[Start of RECORD EXCERPTS]
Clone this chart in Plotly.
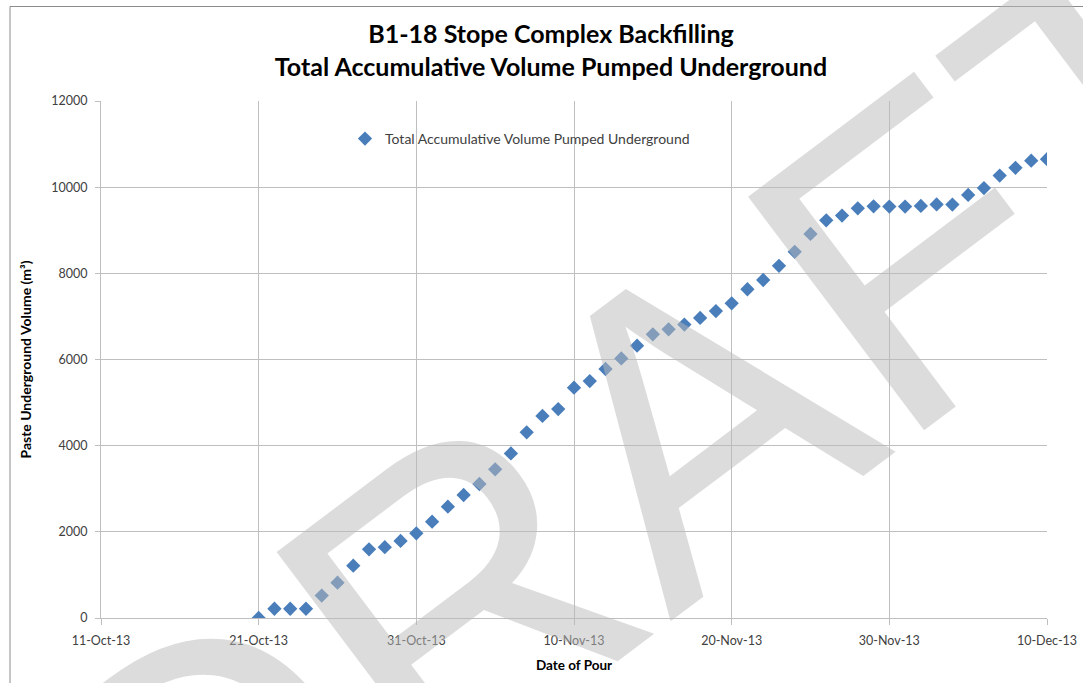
import pandas as pd
import plotly.graph_objects as go

# ---- data ----
pour_dates = pd.date_range("2013-10-21", "2013-12-10", freq="D")
volume_m3 = [
    0, 215, 215, 215, 520, 820, 1215, 1595, 1645, 1790,
    1965, 2235, 2585, 2855, 3110, 3450, 3820, 4310, 4690, 4850,
    5345, 5500, 5780, 6025, 6320, 6585, 6700, 6810, 6965, 7125,
    7305, 7630, 7845, 8175, 8500, 8915, 9230, 9340, 9510, 9555,
    9550, 9550, 9565, 9600, 9595, 9820, 9980, 10270, 10450, 10615,
    10650,
]
series_name = "Total Accumulative Volume Pumped Underground"
title_lines = ["B1-18 Stope Complex Backfilling", "Total Accumulative Volume Pumped Underground"]
x_title = "Date of Pour"
y_title = "Paste Underground Volume (m³)"
x_range = ["2013-10-11", "2013-12-10"]
y_ticks = [0, 2000, 4000, 6000, 8000, 10000, 12000]
watermark = "DRAFT"

FONT = "Lato"
W, H = 1083, 683
ML, MR, MT, MB = 101, 36, 101, 65
PW, PH = W - ML - MR, H - MT - MB


def px_x(p):
    return (p - ML) / PW


def px_y(p):
    return (H - MB - p) / PH


fig = go.Figure()
fig.add_trace(go.Scatter(
    x=pour_dates, y=volume_m3, mode="markers", name=series_name,
    marker=dict(symbol="diamond", size=11, color="#4a7ebb", line=dict(width=0)),
    showlegend=True,
))

grid = "#bfbfbf"
fig.update_layout(
    width=W, height=H,
    margin=dict(l=ML, r=MR, t=MT, b=MB, pad=0, autoexpand=False),
    paper_bgcolor="white", plot_bgcolor="white",
    title=dict(
        text="<br>".join(title_lines),
        font=dict(family=FONT, size=25, color="#000000", weight="bold"),
        x=551 / W, xref="container", xanchor="center",
        y=1 - 43 / H, yref="container", yanchor="middle",
    ),
    font=dict(family=FONT, size=12, color="#404040"),
    showlegend=True,
    legend=dict(
        x=px_x(345), xanchor="left", y=px_y(139), yanchor="middle",
        bgcolor="rgba(0,0,0,0)", borderwidth=0,
        font=dict(family=FONT, size=14, color="#404040"),
        itemwidth=30,
    ),
    xaxis=dict(
        type="date", range=x_range, tick0="2013-10-11", dtick=10 * 86400000,
        tickformat="%d-%b-%y", showgrid=True, gridcolor=grid, gridwidth=1,
        showline=True, linecolor=grid, linewidth=1,
        ticks="outside", ticklen=6, tickcolor=grid, ticklabelstandoff=5,
        tickfont=dict(family=FONT, size=12.5, color="#404040"),
        title=dict(text=x_title, font=dict(family=FONT, size=13.5, color="#000000", weight="bold"), standoff=13),
        zeroline=False, automargin=False,
    ),
    yaxis=dict(
        range=[0, 12000], tickvals=y_ticks, tickformat="d", showgrid=True, gridcolor=grid, gridwidth=1,
        showline=True, linecolor=grid, linewidth=1,
        ticks="outside", ticklen=5, tickcolor=grid, ticklabelstandoff=5,
        tickfont=dict(family=FONT, size=12.5, color="#404040"),
        title=dict(text=y_title, font=dict(family=FONT, size=14, color="#000000", weight="bold"), standoff=16),
        zeroline=False, automargin=False,
    ),
)

# chart-area border (top and left visible, rest cut off by the image)
fig.add_shape(type="rect", xref="paper", yref="paper",
              x0=px_x(10), x1=px_x(1140), y0=px_y(760), y1=px_y(6.5),
              line=dict(color="#8c8c8c", width=1), fillcolor="rgba(0,0,0,0)", layer="below")

# DRAFT watermark over the chart
fig.add_annotation(
    text=watermark, xref="paper", yref="paper",
    x=px_x(656), y=px_y(447), xanchor="center", yanchor="middle",
    showarrow=False, textangle=-37,
    font=dict(family="Liberation Sans", size=425, color="rgba(185,185,185,0.5)"),
)

fig.write_html("out.html")
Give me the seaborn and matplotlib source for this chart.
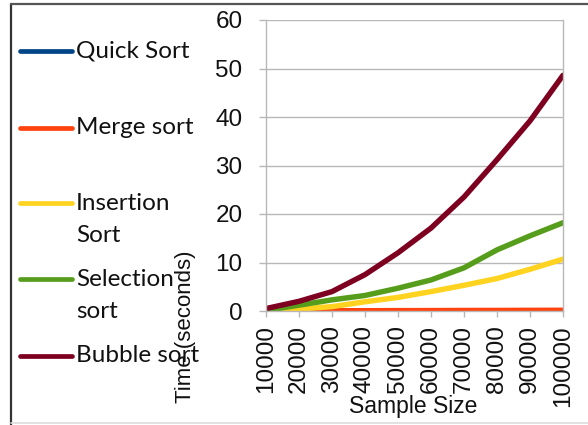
import matplotlib
matplotlib.use("Agg")
import matplotlib.pyplot as plt
from matplotlib.lines import Line2D
import numpy as np
import pandas as pd
import seaborn as sns

# Sample sizes (x categories) and measured run times in seconds
sample_sizes = [10000, 20000, 30000, 40000, 50000, 60000, 70000, 80000, 90000, 100000]
quick_sort = [0.01, 0.01, 0.02, 0.02, 0.03, 0.03, 0.04, 0.04, 0.05, 0.05]
merge_sort = [0.02, 0.03, 0.05, 0.06, 0.08, 0.09, 0.11, 0.12, 0.14, 0.15]
insertion_sort = [0.1, 0.4, 0.9, 1.9, 2.8, 4.0, 5.3, 6.7, 8.6, 10.7]
selection_sort = [0.1, 1.2, 2.3, 3.2, 4.7, 6.4, 8.9, 12.6, 15.5, 18.2]
bubble_sort = [0.5, 2.0, 4.0, 7.5, 12.0, 17.1, 23.5, 31.2, 39.2, 48.6]

series_names = ["Quick Sort", "Merge sort", "Insertion\nSort", "Selection\nsort", "Bubble sort"]
series_values = [quick_sort, merge_sort, insertion_sort, selection_sort, bubble_sort]
series_colors = ["#004586", "#ff420e", "#ffd320", "#579d1c", "#7e0021"]
y_ticks = [0, 10, 20, 30, 40, 50, 60]

rows = []
for name, vals in zip(series_names, series_values):
    for i, v in enumerate(vals):
        rows.append({"pos": i, "size": sample_sizes[i], "time": v, "algorithm": name})
df = pd.DataFrame(rows)

sns.set_theme(style="white")
plt.rcParams["font.family"] = ["Liberation Sans", "DejaVu Sans"]

W, H = 588, 425
fig = plt.figure(figsize=(W / 100, H / 100), dpi=100)
ax = fig.add_axes([266 / W, 1 - 311 / H, (563 - 266) / W, (311 - 20) / H])

sns.lineplot(data=df, x="pos", y="time", hue="algorithm", hue_order=series_names,
             palette=series_colors, linewidth=3.9, legend=False, ax=ax, sort=False)
for line in ax.get_lines():
    line.set_solid_capstyle("round")
    line.set_solid_joinstyle("round")

grid_c = "#b8b8b8"
ax.set_xlim(0, len(sample_sizes) - 1)
ax.set_ylim(0, 60)
ax.set_yticks(y_ticks)
ax.set_xticks(range(len(sample_sizes)))
ax.set_xticklabels([str(s) for s in sample_sizes], rotation=90)
ax.yaxis.grid(True, color=grid_c, linewidth=1)
ax.set_axisbelow(True)
for side in ["left", "right", "bottom"]:
    ax.spines[side].set_color(grid_c)
    ax.spines[side].set_linewidth(1)
ax.spines["top"].set_visible(False)
ax.tick_params(axis="y", which="major", direction="out", length=5, width=1,
               color=grid_c, pad=12, labelsize=17.5, labelcolor="#111111", left=True)
ax.tick_params(axis="x", which="major", direction="out", length=4, width=1,
               color=grid_c, pad=6, labelsize=17.5, labelcolor="#111111", bottom=True)
ax.set_xlabel("")
ax.set_ylabel("")

fig.text(413 / W, 1 - 406 / H, "Sample Size", ha="center", va="center",
         fontsize=16.5, color="#111111")
fig.text(185 / W, 1 - 327 / H, "Time (seconds)", ha="center", va="center",
         rotation=90, fontsize=16, color="#111111")

# Legend on the left side; wrapped labels continue on a second line below the key
legend_y = [51, 128, 203, 279, 356]
line_gap = 32
for name, color, y in zip(series_names, series_colors, legend_y):
    fig.add_artist(Line2D([20 / W, 72 / W], [1 - y / H, 1 - y / H], color=color,
                          linewidth=3.4, solid_capstyle="round",
                          transform=fig.transFigure))
    for k, part in enumerate(name.split("\n")):
        fig.text(76 / W, 1 - (y + k * line_gap) / H, part, ha="left", va="center",
                 fontsize=17.5, family=["Lato", "DejaVu Sans"], color="#111111")

# Outer frame
fig.add_artist(Line2D([11 / W, 11 / W], [0, 1 - 4 / H], color="#333333", linewidth=1.6,
                      transform=fig.transFigure))
fig.add_artist(Line2D([11 / W, 1], [1 - 4 / H, 1 - 4 / H], color="#555555", linewidth=1.6,
                      transform=fig.transFigure))
fig.add_artist(Line2D([11 / W, 1], [1 - 423 / H, 1 - 423 / H], color="#dddddd", linewidth=1.2,
                      transform=fig.transFigure))

fig.savefig("out.png", dpi=100)
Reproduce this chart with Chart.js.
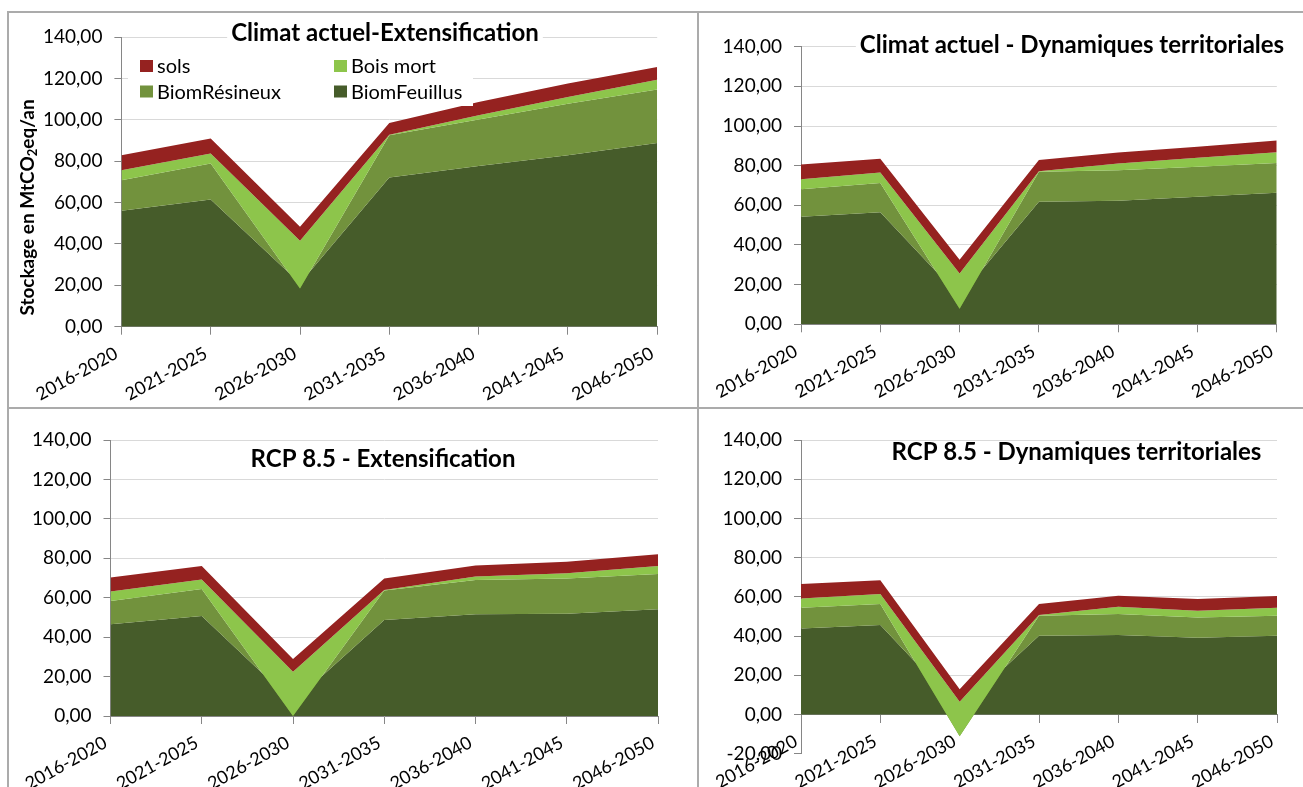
[End of RECORD EXCERPTS]
* WRITTEN TASK:
Exactly as they appear, write out the lines from the one containing "Give me the" down to the one containing "ax = fig.add_axes([266", both included. Pictures are left out.

* OUTPUT FOR THIS EXERCISE:
Give me the seaborn and matplotlib source for this chart.
import matplotlib
matplotlib.use("Agg")
import matplotlib.pyplot as plt
from matplotlib.lines import Line2D
import numpy as np
import pandas as pd
import seaborn as sns

# Sample sizes (x categories) and measured run times in seconds
sample_sizes = [10000, 20000, 30000, 40000, 50000, 60000, 70000, 80000, 90000, 100000]
quick_sort = [0.01, 0.01, 0.02, 0.02, 0.03, 0.03, 0.04, 0.04, 0.05, 0.05]
merge_sort = [0.02, 0.03, 0.05, 0.06, 0.08, 0.09, 0.11, 0.12, 0.14, 0.15]
insertion_sort = [0.1, 0.4, 0.9, 1.9, 2.8, 4.0, 5.3, 6.7, 8.6, 10.7]
selection_sort = [0.1, 1.2, 2.3, 3.2, 4.7, 6.4, 8.9, 12.6, 15.5, 18.2]
bubble_sort = [0.5, 2.0, 4.0, 7.5, 12.0, 17.1, 23.5, 31.2, 39.2, 48.6]

series_names = ["Quick Sort", "Merge sort", "Insertion\nSort", "Selection\nsort", "Bubble sort"]
series_values = [quick_sort, merge_sort, insertion_sort, selection_sort, bubble_sort]
series_colors = ["#004586", "#ff420e", "#ffd320", "#579d1c", "#7e0021"]
y_ticks = [0, 10, 20, 30, 40, 50, 60]

rows = []
for name, vals in zip(series_names, series_values):
    for i, v in enumerate(vals):
        rows.append({"pos": i, "size": sample_sizes[i], "time": v, "algorithm": name})
df = pd.DataFrame(rows)

sns.set_theme(style="white")
plt.rcParams["font.family"] = ["Liberation Sans", "DejaVu Sans"]

W, H = 588, 425
fig = plt.figure(figsize=(W / 100, H / 100), dpi=100)
ax = fig.add_axes([266 / W, 1 - 311 / H, (563 - 266) / W, (311 - 20) / H])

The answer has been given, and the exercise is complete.